**Requirements:**
Repeat what the lines below say, word for word, and skip every image.

(Figure scripts)
§
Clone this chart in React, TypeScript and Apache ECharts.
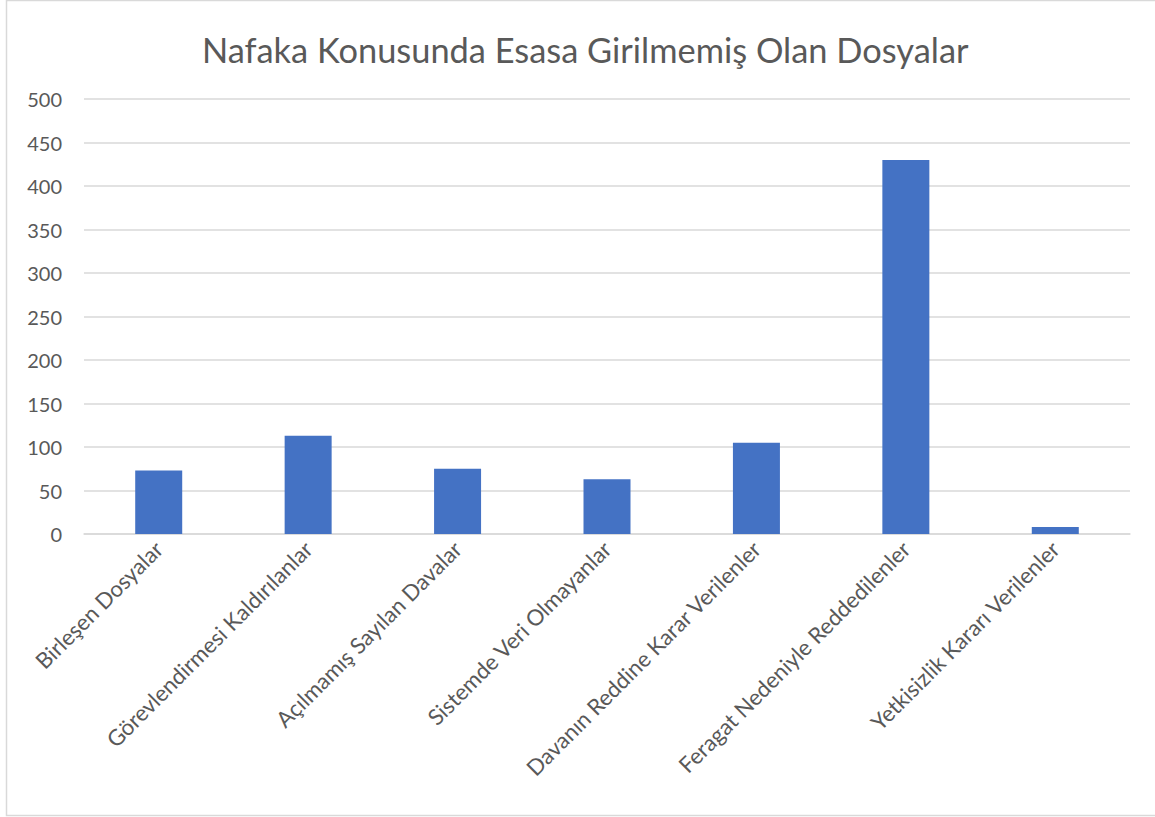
import React, { useEffect, useRef } from "react";
import * as echarts from "echarts";

const titleText = "Nafaka Konusunda Esasa Girilmemiş Olan Dosyalar";
const categories = [
  "Birleşen Dosyalar",
  "Görevlendirmesi Kaldırılanlar",
  "Açılmamış Sayılan Davalar",
  "Sistemde Veri Olmayanlar",
  "Davanın Reddine Karar Verilenler",
  "Feragat Nedeniyle Reddedilenler",
  "Yetkisizlik Kararı Verilenler",
];
const values = [73, 113, 75, 63, 105, 430, 8];

const FONT = "Lato, 'Open Sans', sans-serif";

export default function App() {
  const ref = useRef<HTMLDivElement>(null);
  useEffect(() => {
    if (!ref.current) return;
    const chart = echarts.init(ref.current, null, { renderer: "svg" });
    chart.setOption({
      animation: false,
      backgroundColor: "#ffffff",
      title: {
        text: titleText,
        left: 197,
        top: 27,
        textStyle: { fontFamily: FONT, fontSize: 34.4, fontWeight: "normal", color: "#595959" },
      },
      graphic: [
        {
          type: "rect",
          shape: { x: 6.5, y: 0.5, width: 1160, height: 815 },
          style: { fill: "none", stroke: "#d9d9d9", lineWidth: 1.5 },
          silent: true,
        },
      ],
      grid: { left: 84, right: 25, top: 99, bottom: 283, containLabel: false },
      xAxis: {
        type: "category",
        data: categories,
        axisLine: { show: true, lineStyle: { color: "#d9d9d9", width: 1.5 } },
        axisTick: { show: false },
        axisLabel: {
          rotate: 45,
          interval: 0,
          margin: 11,
          fontFamily: FONT,
          fontSize: 22.2,
          color: "#595959",
        },
      },
      yAxis: {
        type: "value",
        min: 0,
        max: 500,
        interval: 50,
        axisLine: { show: false },
        axisTick: { show: false },
        splitLine: { lineStyle: { color: "#d9d9d9", width: 1.5 } },
        axisLabel: { margin: 22, fontFamily: FONT, fontSize: 20, color: "#595959" },
      },
      series: [
        {
          type: "bar",
          data: values,
          barWidth: 47,
          itemStyle: { color: "#4472c4" },
        },
      ],
    });
    return () => chart.dispose();
  }, []);
  return (
    <div
      ref={ref}
      style={{ position: "fixed", left: 0, top: 0, width: 1155, height: 817 }}
    />
  );
}
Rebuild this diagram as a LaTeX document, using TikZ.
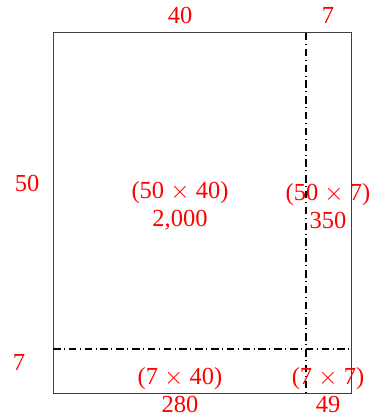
\documentclass[tikz,border=0pt]{standalone}
\usepackage{fontspec}
\setmainfont{Liberation Serif}
\usepackage{tikz}
\usetikzlibrary{positioning, calc}

\begin{document}
\begin{tikzpicture}[
    x=1pt, y=-1pt,
    dim/.style={text=red, font=\fontsize{24.5}{28}\selectfont, inner sep=0pt, align=center},
    frame/.style={draw=black!75, line width=1pt},
    cutline/.style={draw=black, line width=2.8pt, dash pattern=on 7.5pt off 3.5pt on 0.8pt off 4pt}
]
\useasboundingbox (0,0) rectangle (370,419);

% outer rectangle and split points
\coordinate (tl) at (53,33);
\coordinate (br) at (351,393);
\coordinate (vtop) at (306,33);
\coordinate (vbot) at (306,393);
\coordinate (hleft) at (53,349);
\coordinate (hright) at (351,349);
\draw[frame] (tl) rectangle (br);
\draw[cutline] (vtop) -- (vbot);
\draw[cutline] (hleft) -- (hright);

% side lengths
\node[dim] (top40) at (180,15) {40};
\node[dim] (top7) at (328,15) {7};
\node[dim] (left50) at (27,183) {50};
\node[dim] (left7) at (19,362) {7};

% areas
\node[dim] (big) at (180,206) {(50 $\times$ 40)\\2,000};
\node[dim] (strip) at (328,206) {(50 $\times$ 7)\\350};
\node[dim] (base) at (180,390) {(7 $\times$ 40)\\280};
\node[dim] (corner) at (328,390) {(7 $\times$ 7)\\49};
\end{tikzpicture}
\end{document}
§
**In response:**
Clone this chart in React, TypeScript and Apache ECharts.
import React, { useEffect, useRef } from "react";
import * as echarts from "echarts";

const titleText = "Nafaka Konusunda Esasa Girilmemiş Olan Dosyalar";
const categories = [
  "Birleşen Dosyalar",
  "Görevlendirmesi Kaldırılanlar",
  "Açılmamış Sayılan Davalar",
  "Sistemde Veri Olmayanlar",
  "Davanın Reddine Karar Verilenler",
  "Feragat Nedeniyle Reddedilenler",
  "Yetkisizlik Kararı Verilenler",
];
const values = [73, 113, 75, 63, 105, 430, 8];

const FONT = "Lato, 'Open Sans', sans-serif";

export default function App() {
  const ref = useRef<HTMLDivElement>(null);
  useEffect(() => {
    if (!ref.current) return;
    const chart = echarts.init(ref.current, null, { renderer: "svg" });
    chart.setOption({
      animation: false,
      backgroundColor: "#ffffff",
      title: {
        text: titleText,
        left: 197,
        top: 27,
        textStyle: { fontFamily: FONT, fontSize: 34.4, fontWeight: "normal", color: "#595959" },
      },
      graphic: [
        {
          type: "rect",
          shape: { x: 6.5, y: 0.5, width: 1160, height: 815 },
          style: { fill: "none", stroke: "#d9d9d9", lineWidth: 1.5 },
          silent: true,
        },
      ],
      grid: { left: 84, right: 25, top: 99, bottom: 283, containLabel: false },
      xAxis: {
        type: "category",
        data: categories,
        axisLine: { show: true, lineStyle: { color: "#d9d9d9", width: 1.5 } },
        axisTick: { show: false },
        axisLabel: {
          rotate: 45,
          interval: 0,
          margin: 11,
          fontFamily: FONT,
          fontSize: 22.2,
          color: "#595959",
        },
      },
      yAxis: {
        type: "value",
        min: 0,
        max: 500,
        interval: 50,
        axisLine: { show: false },
        axisTick: { show: false },
        splitLine: { lineStyle: { color: "#d9d9d9", width: 1.5 } },
        axisLabel: { margin: 22, fontFamily: FONT, fontSize: 20, color: "#595959" },
      },
      series: [
        {
          type: "bar",
          data: values,
          barWidth: 47,
          itemStyle: { color: "#4472c4" },
        },
      ],
    });
    return () => chart.dispose();
  }, []);
  return (
    <div
      ref={ref}
      style={{ position: "fixed", left: 0, top: 0, width: 1155, height: 817 }}
    />
  );
}
Rebuild this diagram as a LaTeX document, using TikZ.
\documentclass[tikz,border=0pt]{standalone}
\usepackage{fontspec}
\setmainfont{Liberation Serif}
\usepackage{tikz}
\usetikzlibrary{positioning, calc}

\begin{document}
\begin{tikzpicture}[
    x=1pt, y=-1pt,
    dim/.style={text=red, font=\fontsize{24.5}{28}\selectfont, inner sep=0pt, align=center},
    frame/.style={draw=black!75, line width=1pt},
    cutline/.style={draw=black, line width=2.8pt, dash pattern=on 7.5pt off 3.5pt on 0.8pt off 4pt}
]
\useasboundingbox (0,0) rectangle (370,419);

% outer rectangle and split points
\coordinate (tl) at (53,33);
\coordinate (br) at (351,393);
\coordinate (vtop) at (306,33);
\coordinate (vbot) at (306,393);
\coordinate (hleft) at (53,349);
\coordinate (hright) at (351,349);
\draw[frame] (tl) rectangle (br);
\draw[cutline] (vtop) -- (vbot);
\draw[cutline] (hleft) -- (hright);

% side lengths
\node[dim] (top40) at (180,15) {40};
\node[dim] (top7) at (328,15) {7};
\node[dim] (left50) at (27,183) {50};
\node[dim] (left7) at (19,362) {7};

% areas
\node[dim] (big) at (180,206) {(50 $\times$ 40)\\2,000};
\node[dim] (strip) at (328,206) {(50 $\times$ 7)\\350};
\node[dim] (base) at (180,390) {(7 $\times$ 40)\\280};
\node[dim] (corner) at (328,390) {(7 $\times$ 7)\\49};
\end{tikzpicture}
\end{document}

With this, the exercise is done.